I don’t remember much else about that first college ministry meeting, but over the next few weeks, more students started to come. I got to know those students. They invited me into their lives, shared with me their struggles, and allowed me to share with them about the God who saved me. They also learned about a God who calls people from ALL nations, whether it be the Magi in Matthew 2 who brought gifts to baby Jesus, the Roman Centurion in Matthew 8, or of course, that Samaritan woman in John 4.
This is the approach we still take today. Fast forward and now we are in year four of RUF-I at NYU. We have grown year over year not only in numbers but in depth, in students who attend church with us, and yes, in students who call Jesus their Lord and Savior.
We begin each year with a study based on Tim’s book, Counterfeit Gods, which is the best pre-evangelism tool I have come across. No matter where a student is from, they are struggling with identity, love, money, power, etc.—all of which are covered in the book. These discussions open one-on-one conversations where we can step into their lives more intimately, think through and process what is on their hearts, and learn how to care for them. After all, no one really wants Jesus until they see the great need that they have for his grace. We then dive into the gospel of John to show how Jesus interacted with others, what he was like, and why he came to earth. Tim’s book Encounters with Jesus is a guiding light for that series.
As the year winds down, we look at Jesus’ parables or the “I am” statements of Christ, and students begin to see the bigger picture and fit the pieces together. And the year culminates with Easter, where we look at what it cost Jesus to save us and what it will cost us to follow him. Through this process, supplemented with small group Bible studies, social events, and lots of coffee and lunch meetups, our students invite me to enter into their story just as Jesus entered into mine.

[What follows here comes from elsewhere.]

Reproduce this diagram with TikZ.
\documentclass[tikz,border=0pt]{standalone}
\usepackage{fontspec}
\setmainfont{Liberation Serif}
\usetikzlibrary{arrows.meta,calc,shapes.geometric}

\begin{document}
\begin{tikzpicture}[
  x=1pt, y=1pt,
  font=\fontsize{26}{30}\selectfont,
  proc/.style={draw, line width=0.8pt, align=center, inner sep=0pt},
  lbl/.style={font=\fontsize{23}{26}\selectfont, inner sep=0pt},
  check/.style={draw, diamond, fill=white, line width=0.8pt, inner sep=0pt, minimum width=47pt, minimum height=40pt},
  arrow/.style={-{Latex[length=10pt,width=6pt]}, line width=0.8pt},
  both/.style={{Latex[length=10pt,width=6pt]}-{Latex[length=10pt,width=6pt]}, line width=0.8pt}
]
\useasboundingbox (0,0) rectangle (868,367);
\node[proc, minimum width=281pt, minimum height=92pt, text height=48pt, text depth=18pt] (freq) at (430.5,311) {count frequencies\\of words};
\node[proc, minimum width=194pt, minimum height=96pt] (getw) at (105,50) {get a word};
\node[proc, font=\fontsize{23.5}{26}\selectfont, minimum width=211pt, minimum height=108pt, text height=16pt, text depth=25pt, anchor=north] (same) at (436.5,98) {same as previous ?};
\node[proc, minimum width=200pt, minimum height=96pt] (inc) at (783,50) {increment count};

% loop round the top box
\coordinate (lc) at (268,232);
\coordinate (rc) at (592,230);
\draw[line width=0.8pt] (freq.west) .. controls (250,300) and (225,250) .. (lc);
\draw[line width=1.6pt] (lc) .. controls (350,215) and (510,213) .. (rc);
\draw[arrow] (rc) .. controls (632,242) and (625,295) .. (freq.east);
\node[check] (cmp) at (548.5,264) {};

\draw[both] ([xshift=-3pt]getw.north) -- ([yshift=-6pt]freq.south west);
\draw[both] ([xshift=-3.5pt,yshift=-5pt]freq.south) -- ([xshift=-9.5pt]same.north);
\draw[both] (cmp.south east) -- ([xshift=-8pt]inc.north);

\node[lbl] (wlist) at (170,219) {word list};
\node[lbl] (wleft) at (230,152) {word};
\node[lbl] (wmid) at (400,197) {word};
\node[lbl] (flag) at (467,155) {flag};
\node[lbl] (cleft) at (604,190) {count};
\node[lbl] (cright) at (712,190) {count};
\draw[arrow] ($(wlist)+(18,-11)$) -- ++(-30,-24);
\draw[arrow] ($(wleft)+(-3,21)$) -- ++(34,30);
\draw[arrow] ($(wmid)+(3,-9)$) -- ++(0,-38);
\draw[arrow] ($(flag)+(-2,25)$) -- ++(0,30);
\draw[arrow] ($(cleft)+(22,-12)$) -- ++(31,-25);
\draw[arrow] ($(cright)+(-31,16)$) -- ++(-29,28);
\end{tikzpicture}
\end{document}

And through this process these students begin to see that Jesus truly is beautiful. It doesn’t mean that they all instantly profess faith in Jesus, but they do become deeply moved by his story—enough to start to see why he is irresistible to so many. It is a remarkable thing to watch when you can see them become captivated by what he offers, as they start to count the cost of what it might mean to follow him.
I have seen a student from Iran say to me after several weeks of learning about Jesus, “I feel like I have been waiting for Jesus all my life and now he is here!” I have seen a German student who had walked away from the faith say, “Jesus is perfect and beautiful. It is almost too good to be true!” I have witnessed a student from Uganda who credits Jesus for rescuing him from his war-torn country to get a degree at NYU. And I’ve seen another student who faced painful questions about their sexual identity begin to choose Jesus. And just recently, I had a student from our first year—who literally had not ever heard the name of Jesus when we first met—message me and tell me he started going to a church back home. These changes would never have happened if they didn’t first see Jesus as beautiful.
How little faith in God I have sometimes. Of course he chooses the most unlikely of people to save.
The amazing thing about these examples is that in most of the cases, these were students who I had labeled “students who probably won’t stick with us.” How little faith in God I have sometimes. Of course he chooses the most unlikely of people to save. (He saved me after all!) This also prevented me from taking a self-aggrandizing victory lap. God is clever like that!
And it made me remember that if any student is saved through my ministry, it is not (I repeat, not!) because of anything I have done. It is a gift of God’s grace. And if God uses me to facilitate that in their lives, then I have all the more reason to praise him. If my job is to show students from around the world that Jesus is beautiful, my job is easy! Because despite my doubts, there is no cultural barrier that Jesus’ love cannot break through. There is no hardened heart in this world that he cannot melt. Because of all the beautiful people, places and things that exist in this world, there is nothing on this earth that is more beautiful than Jesus’ life, death and resurrection.